* Instructions for the task *
Transcribe all of the data exactly. Omit the pictures.

* Given data *
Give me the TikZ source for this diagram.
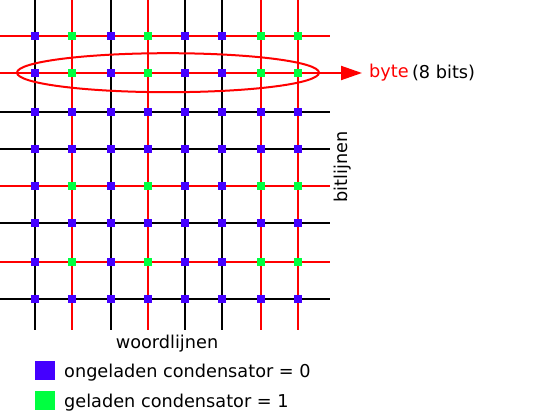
\documentclass[tikz,border=0pt]{standalone}
\usepackage{fontspec}
\setmainfont{DejaVu Sans}
\usetikzlibrary{arrows.meta}
\definecolor{cellblue}{RGB}{68,0,255}
\definecolor{cellgreen}{RGB}{0,255,64}
\definecolor{linered}{RGB}{255,0,0}
\tikzset{
  gridline/.style={line width=2pt},
  cell/.style={minimum size=8.5pt, inner sep=0pt, outer sep=0pt, draw=none},
  legendbox/.style={minimum size=19.5pt, inner sep=0pt, draw=none},
  lbl/.style={font=\fontsize{17.7}{20}\selectfont, inner sep=0pt},
}
\begin{document}
\begin{tikzpicture}[x=1pt,y=-1pt]
\useasboundingbox (0,0) rectangle (550,420);
% column x positions and colours
\def\colx{35/0,72/1,111/0,148/1,185/0,222/0,261/1,298/1}
\def\rowy{36/1,73/1,112/0,149/0,186/1,223/0,262/1,299/0}
% horizontal lines (bit lines)
\foreach \y/\r in \rowy {
  \ifnum\r=1 \def\lc{linered}\else\def\lc{black}\fi
  \coordinate (hl-\y) at (0,\y);
  \coordinate (hr-\y) at (330,\y);
  \draw[gridline, draw=\lc] (hl-\y) -- (hr-\y);
}
% vertical lines (word lines)
\foreach \x/\c in \colx {
  \ifnum\c=1 \def\lc{linered}\else\def\lc{black}\fi
  \coordinate (vt-\x) at (\x,0);
  \coordinate (vb-\x) at (\x,330);
  \draw[gridline, draw=\lc] (vt-\x) -- (vb-\x);
}
% cells
\foreach \x/\c in \colx {
  \foreach \y/\r in \rowy {
    \pgfmathtruncatemacro{\g}{\c*\r}
    \ifnum\g=1 \def\fc{cellgreen}\else\def\fc{cellblue}\fi
    \node[cell, fill=\fc] (c-\x-\y) at (\x,\y) {};
  }
}
% byte ellipse and arrow
\draw[line width=2pt, linered] (168,72.7) ellipse [x radius=151, y radius=19.5];
\node[lbl, anchor=west, text=linered] (byte) at (369,73) {byte};
\node[lbl, anchor=west] (bits) at (byte.east) {\,(8 bits)};
\draw[line width=2pt, linered, shorten >=7pt, -{Triangle[length=21pt,width=14pt]}] (hr-73) -- (byte.west);
% labels
\node[lbl, rotate=90] (bitl) at (343,167) {bitlijnen};
\node[lbl] (woordl) at (167,343.5) {woordlijnen};
% legend
\node[legendbox, fill=cellblue] (lb) at (45,370.5) {};
\node[legendbox, fill=cellgreen] (lg) at (45,400.5) {};
\node[lbl, anchor=west] (lbt) at (64,372.5) {ongeladen condensator = 0};
\node[lbl, anchor=west] (lgt) at (64,402.5) {geladen condensator = 1};
\end{tikzpicture}
\end{document}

* Response *
Give me the TikZ source for this diagram.
\documentclass[tikz,border=0pt]{standalone}
\usepackage{fontspec}
\setmainfont{DejaVu Sans}
\usetikzlibrary{arrows.meta}
\definecolor{cellblue}{RGB}{68,0,255}
\definecolor{cellgreen}{RGB}{0,255,64}
\definecolor{linered}{RGB}{255,0,0}
\tikzset{
  gridline/.style={line width=2pt},
  cell/.style={minimum size=8.5pt, inner sep=0pt, outer sep=0pt, draw=none},
  legendbox/.style={minimum size=19.5pt, inner sep=0pt, draw=none},
  lbl/.style={font=\fontsize{17.7}{20}\selectfont, inner sep=0pt},
}
\begin{document}
\begin{tikzpicture}[x=1pt,y=-1pt]
\useasboundingbox (0,0) rectangle (550,420);
% column x positions and colours
\def\colx{35/0,72/1,111/0,148/1,185/0,222/0,261/1,298/1}
\def\rowy{36/1,73/1,112/0,149/0,186/1,223/0,262/1,299/0}
% horizontal lines (bit lines)
\foreach \y/\r in \rowy {
  \ifnum\r=1 \def\lc{linered}\else\def\lc{black}\fi
  \coordinate (hl-\y) at (0,\y);
  \coordinate (hr-\y) at (330,\y);
  \draw[gridline, draw=\lc] (hl-\y) -- (hr-\y);
}
% vertical lines (word lines)
\foreach \x/\c in \colx {
  \ifnum\c=1 \def\lc{linered}\else\def\lc{black}\fi
  \coordinate (vt-\x) at (\x,0);
  \coordinate (vb-\x) at (\x,330);
  \draw[gridline, draw=\lc] (vt-\x) -- (vb-\x);
}
% cells
\foreach \x/\c in \colx {
  \foreach \y/\r in \rowy {
    \pgfmathtruncatemacro{\g}{\c*\r}
    \ifnum\g=1 \def\fc{cellgreen}\else\def\fc{cellblue}\fi
    \node[cell, fill=\fc] (c-\x-\y) at (\x,\y) {};
  }
}
% byte ellipse and arrow
\draw[line width=2pt, linered] (168,72.7) ellipse [x radius=151, y radius=19.5];
\node[lbl, anchor=west, text=linered] (byte) at (369,73) {byte};
\node[lbl, anchor=west] (bits) at (byte.east) {\,(8 bits)};
\draw[line width=2pt, linered, shorten >=7pt, -{Triangle[length=21pt,width=14pt]}] (hr-73) -- (byte.west);
% labels
\node[lbl, rotate=90] (bitl) at (343,167) {bitlijnen};
\node[lbl] (woordl) at (167,343.5) {woordlijnen};
% legend
\node[legendbox, fill=cellblue] (lb) at (45,370.5) {};
\node[legendbox, fill=cellgreen] (lg) at (45,400.5) {};
\node[lbl, anchor=west] (lbt) at (64,372.5) {ongeladen condensator = 0};
\node[lbl, anchor=west] (lgt) at (64,402.5) {geladen condensator = 1};
\end{tikzpicture}
\end{document}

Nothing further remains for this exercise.